What it found, according to an Oct. 1 cease-and-desist letter it sent to Amazon reviewed by the Wall Street Journal (paywall), was that for several years Amazon sales representatives around the world have been signing up for eBay accounts and using its internal messaging system to lure sellers over to Amazon’s own online marketplace. The practice, it says, violates a section of a California law covering computer crime, as well as eBay’s user agreement.
“We have uncovered an unlawful and troubling scheme on the part of Amazon to solicit eBay sellers to move to Amazon’s platform,” an eBay spokesperson said in a statement. “We have demanded that Amazon end its unlawful activity and we will take the appropriate steps, as needed, to protect eBay.”
The stakes aren’t just high for eBay. Amazon’s marketplace, where third-party sellers can list their goods alongside Amazon’s own listings, is invaluable to the e-commerce giant. In 2017, it accounted for more than half of goods sold on Amazon.

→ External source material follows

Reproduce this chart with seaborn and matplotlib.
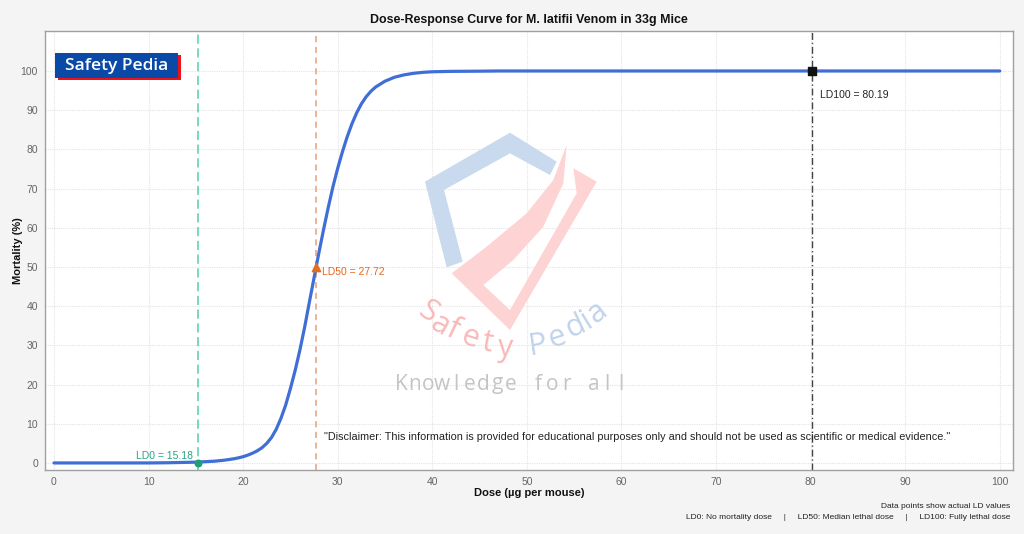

EBay alleges that, thus far, it has found about 50 Amazon employees, in countries including the US, UK, Singapore, Australia, and France, who sent more than 1,000 messages trying to pull sellers over to its marketplace. The Amazon reps often acknowledged that they were breaking eBay’s rules and trying to avoid getting caught. EBay prohibits members from swapping details like email addresses or phone numbers to transact sales outside of eBay, so the reps would conceal their contact information by doing things like writing out “at amazon dot com” and not using conventional formats for phone numbers.
In almost all instances, the reps tried to move discussions off of eBay, and kept from using Amazon’s full name in messages with workarounds like “a-m-a-z-o-n.” Ebay also says these Amazon reps did thorough analyses of particular sellers and tried to appeal to needs they may have for particular goods.
In a statement, an Amazon spokesperson said, “We are conducting a thorough investigation of these allegations.”
Amazon’s marketplace has been growing quickly, as CEO Jeff Bezos noted in an April letter to shareholders, and some of that growth may be coming at eBay’s expense. In a recent survey (pdf) of 1,200 Amazon sellers, Feedadvisor, an intelligence platform for brands that sell on Amazon, noted that the number of Amazon merchants who also sell on eBay is falling. In 2017, 65% of merchants it surveyed sold on eBay as well, but in 2018, just 52% did.
The marketplace has gotten Amazon into trouble at times, too. A large fashion industry trade group is currently calling for some Amazon marketplaces to join a list of “notorious markets” full of pirated and counterfeit products published each year by the Office of the United States Trade Representative.